At-swim-one-book
Posted on July 2, 2006
Filed Under Cornwall, Sport, books, health, holiday, nature, review, society, work | Leave a Comment
I’m an early riser, so before I went for a swim this morning, I finished reading in praise of slow by Carl Honore. Ironically, it’s a book that can be read very quickly. I started reading it last evening with my takeout pizza and I did feel a little guilty by the time I’d finished eating it. It’s a charming book and certainly makes one wonder about how to manage the work-life balance in our daily lives.
Honore starts the book with a good exposition on how time is central to our lives, how our relationship with it has been subtly influenced and made wide-ranging changes on our lives. Early man used the seasons to know when to plant crops and so on. As the centuries progressed, time got broken down into smaller and smaller chunks of time. By the time, the industrial revolution happened, time could be measured in minutes and seconds. Workers clocked in and out. They were paid for how long they worked rather than how much they produced.

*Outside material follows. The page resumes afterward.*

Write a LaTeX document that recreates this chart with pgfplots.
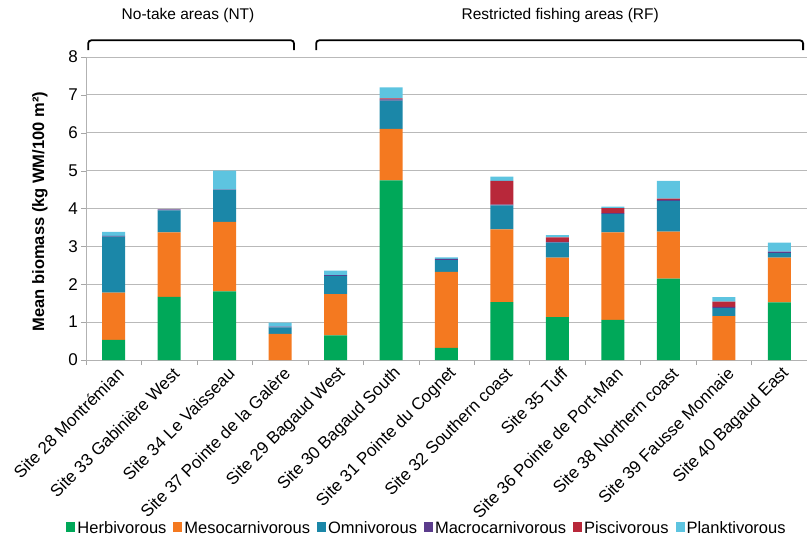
\documentclass[border=0pt]{standalone}
\usepackage{fontspec}
\setmainfont{Liberation Sans}
\usepackage{pgfplots}
\pgfplotsset{compat=1.18}
\definecolor{cHerb}{HTML}{00A859}
\definecolor{cMeso}{HTML}{F47920}
\definecolor{cOmni}{HTML}{1B87A8}
\definecolor{cMacro}{HTML}{5B3C8C}
\definecolor{cPisc}{HTML}{B8283A}
\definecolor{cPlank}{HTML}{5DC4E0}
\begin{document}
\begin{tikzpicture}
\begin{axis}[
  scale only axis, width=721pt, height=303pt,
  at={(0,0)}, anchor=south west,
  ybar stacked, bar width=23pt,
  xmin=-0.5, xmax=12.5, ymin=0, ymax=8,
  ytick={0,...,8},
  xtick={0,...,12},
  xticklabels={Site 28 Montrémian, Site 33 Gabinière West, Site 34 Le Vaisseau, Site 37 Pointe de la Galère, Site 29 Bagaud West, Site 30 Bagaud South, Site 31 Pointe du Cognet, Site 32 Southern coast, Site 35 Tuff, Site 36 Pointe de Port-Man, Site 38 Northern coast, Site 39 Fausse Monnaie, Site 40 Bagaud East},
  major x tick style={draw=none},
  minor xtick={-0.5,0.5,...,12.5},
  minor x tick style={draw=gray!70, thin},
  minor tick length=5pt,
  major tick length=5pt,
  tick align=outside,
  x tick label style={rotate=45, anchor=east, font=\fontsize{17}{20}\selectfont, inner sep=1pt, yshift=-9pt, xshift=2pt},
  y tick label style={font=\fontsize{17}{20}\selectfont, inner sep=3pt},
  ytick style={draw=gray!70},
  /pgf/number format/assume math mode=true,
  axis lines*=left,
  axis line style={gray!60, thin},
  ymajorgrids, grid style={gray!55, line width=0.8pt},
  ylabel={\textbf{Mean biomass (kg WM/100 m²)}},
  ylabel style={font=\fontsize{16.5}{19}\selectfont, at={(axis description cs:-0.064,0.49)}, anchor=center},
  clip=false,
  legend style={at={(0.473,-0.554)}, anchor=center, draw=none, legend columns=-1,
    font=\fontsize{16.5}{20}\selectfont, inner sep=0pt,
    /tikz/every even column/.append style={column sep=5pt}},
  legend image code/.code={\fill[#1] (0pt,-4pt) rectangle (9pt,6pt);},
]
\addplot[fill=cHerb, draw=none] coordinates {(0,0.53) (1,1.67) (2,1.81) (3,0) (4,0.65) (5,4.74) (6,0.32) (7,1.53) (8,1.13) (9,1.06) (10,2.15) (11,0) (12,1.52)};
\addplot[fill=cMeso, draw=none] coordinates {(0,1.25) (1,1.70) (2,1.84) (3,0.69) (4,1.09) (5,1.36) (6,2.01) (7,1.92) (8,1.57) (9,2.31) (10,1.24) (11,1.16) (12,1.18)};
\addplot[fill=cOmni, draw=none] coordinates {(0,1.48) (1,0.58) (2,0.84) (3,0.17) (4,0.48) (5,0.75) (6,0.31) (7,0.63) (8,0.40) (9,0.49) (10,0.81) (11,0.21) (12,0.12)};
\addplot[fill=cMacro, draw=none] coordinates {(0,0.02) (1,0.03) (2,0.01) (3,0.02) (4,0.02) (5,0.03) (6,0.03) (7,0.02) (8,0.02) (9,0.02) (10,0.03) (11,0.03) (12,0.04)};
\addplot[fill=cPisc, draw=none] coordinates {(0,0) (1,0) (2,0) (3,0) (4,0) (5,0.03) (6,0) (7,0.63) (8,0.12) (9,0.13) (10,0.03) (11,0.14) (12,0)};
\addplot[fill=cPlank, draw=none] coordinates {(0,0.10) (1,0) (2,0.50) (3,0.11) (4,0.12) (5,0.29) (6,0.04) (7,0.11) (8,0.06) (9,0.04) (10,0.47) (11,0.12) (12,0.24)};
\legend{Herbivorous, Mesocarnivorous, Omnivorous, Macrocarnivorous, Piscivorous, Planktivorous}
\draw[line width=1.8pt, rounded corners=3pt] (axis cs:-0.46,8.18) |- (axis cs:3.25,8.44) -- (axis cs:3.25,8.18);
\draw[line width=1.8pt, rounded corners=3pt] (axis cs:3.65,8.18) |- (axis cs:12.43,8.44) -- (axis cs:12.43,8.18);
\node[font=\fontsize{15.5}{18}\selectfont] at (axis cs:1.34,9.1) {No-take areas (NT)};
\node[font=\fontsize{15.5}{18}\selectfont] at (axis cs:8.05,9.1) {Restricted fishing areas (RF)};
\end{axis}
\pgfresetboundingbox
\path[use as bounding box] (-86pt,-182pt) rectangle (721pt,360pt);
\end{tikzpicture}
\end{document}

Each chapter deals with a different topic (cities, food, sex, work, medicine etc) and he explores what is being done by ‘slow’ advocates around the world. He uses a nice mix of personal and international anecdotes, coupled with not-to-heavy academic research to push his agenda. Agenda may be the wrong word: he is pushing a message but his is more a plea to the reader to, well, slow down. It’s a message that resonates with me considering I’ve just returned from a week’s annual leave.

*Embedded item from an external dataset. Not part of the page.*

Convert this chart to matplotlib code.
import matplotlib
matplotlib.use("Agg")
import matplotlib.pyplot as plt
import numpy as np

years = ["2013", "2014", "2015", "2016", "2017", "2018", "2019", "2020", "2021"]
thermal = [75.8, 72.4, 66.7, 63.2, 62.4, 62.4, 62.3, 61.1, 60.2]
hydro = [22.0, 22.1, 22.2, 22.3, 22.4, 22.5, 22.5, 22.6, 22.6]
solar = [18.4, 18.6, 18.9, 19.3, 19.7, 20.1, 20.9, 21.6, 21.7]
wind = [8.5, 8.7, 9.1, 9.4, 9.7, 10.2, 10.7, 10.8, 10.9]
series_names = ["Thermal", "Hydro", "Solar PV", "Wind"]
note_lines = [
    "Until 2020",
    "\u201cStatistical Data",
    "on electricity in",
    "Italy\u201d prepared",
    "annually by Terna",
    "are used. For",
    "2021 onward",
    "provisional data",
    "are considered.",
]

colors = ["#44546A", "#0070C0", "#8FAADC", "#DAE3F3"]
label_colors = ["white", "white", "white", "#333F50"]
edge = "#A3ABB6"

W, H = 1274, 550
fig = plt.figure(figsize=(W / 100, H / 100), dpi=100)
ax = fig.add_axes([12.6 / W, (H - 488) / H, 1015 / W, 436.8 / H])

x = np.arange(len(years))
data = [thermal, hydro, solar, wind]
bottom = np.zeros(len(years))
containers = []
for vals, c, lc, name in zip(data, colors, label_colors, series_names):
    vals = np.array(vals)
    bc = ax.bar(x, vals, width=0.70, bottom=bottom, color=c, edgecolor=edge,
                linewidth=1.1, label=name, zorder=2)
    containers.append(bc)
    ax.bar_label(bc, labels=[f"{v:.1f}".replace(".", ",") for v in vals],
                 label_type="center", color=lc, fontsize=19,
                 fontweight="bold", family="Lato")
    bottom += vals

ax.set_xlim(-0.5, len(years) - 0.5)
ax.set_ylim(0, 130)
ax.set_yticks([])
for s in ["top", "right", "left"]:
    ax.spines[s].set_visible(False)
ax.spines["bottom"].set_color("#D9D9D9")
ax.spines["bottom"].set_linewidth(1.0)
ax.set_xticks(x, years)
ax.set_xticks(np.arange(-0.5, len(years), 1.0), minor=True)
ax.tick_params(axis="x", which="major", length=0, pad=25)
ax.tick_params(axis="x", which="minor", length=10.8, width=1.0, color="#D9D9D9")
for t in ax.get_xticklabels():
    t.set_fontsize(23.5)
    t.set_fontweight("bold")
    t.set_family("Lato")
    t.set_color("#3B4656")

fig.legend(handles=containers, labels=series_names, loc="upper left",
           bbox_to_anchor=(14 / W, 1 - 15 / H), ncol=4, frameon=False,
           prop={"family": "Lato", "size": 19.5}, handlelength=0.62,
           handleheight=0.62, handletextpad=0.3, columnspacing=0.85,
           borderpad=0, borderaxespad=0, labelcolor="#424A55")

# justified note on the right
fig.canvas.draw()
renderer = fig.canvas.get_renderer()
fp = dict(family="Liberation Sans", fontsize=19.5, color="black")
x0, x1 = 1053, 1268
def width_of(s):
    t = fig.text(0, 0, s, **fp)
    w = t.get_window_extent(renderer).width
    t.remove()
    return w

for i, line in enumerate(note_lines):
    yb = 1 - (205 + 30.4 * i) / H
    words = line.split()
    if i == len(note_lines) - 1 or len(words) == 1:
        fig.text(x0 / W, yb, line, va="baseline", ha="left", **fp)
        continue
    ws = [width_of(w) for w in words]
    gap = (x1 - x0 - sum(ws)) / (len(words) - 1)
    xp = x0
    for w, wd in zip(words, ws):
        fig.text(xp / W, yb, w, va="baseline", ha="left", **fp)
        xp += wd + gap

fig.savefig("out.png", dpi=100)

Sometimes he relies to much on American experiences and this lessens the overall impact. America is such a large country full of (ahem) individuals that you could find one of everything there. Need a grown man who wears nappies all day and believes in UFO’s – go to America.
His website (and blog) is inpraiseofslow.
As I mentioned already, I went for a swim in my local gym this morning. It was the first time I’d been swimming in a pool since I came back from Cornwall. It just reminded me how powerful and relentless the sea is. I used to be a competitive swimmer and I’d spend up to 3 hours a day, every day, training in a pool. You would just swim up and down, up and down. My speciality was backstroke so I knew how many strokes I would take before I’ve had to turn at the wall. I could almost swim my races blindfolded!
It’s an entirely different proposition in the sea and I’ve nearly really been comfortable swimming in the sea. For someone whose second home was the pool (after my swimming career, I played water polo and life-guarded), it’s an bit scary to tread water in the sea yet the sea still pushes you one way or the other.
It’s not too bad when you’re surfing or water-sking because at least you’re out of the water (most of the time!). If you get cramp or whatever, you can hold on to the board or, in the case of watersking, you’ll have a lifejacket. But swimming, it’s just you in a million acres of water. The guy in the picture has a lot of guts.
I’m in awe of those people who swim the English Channel and other mad swims. One time, I read an interview with one of them and part of his training involved swimming through jellyfish swarms to get used to the stings.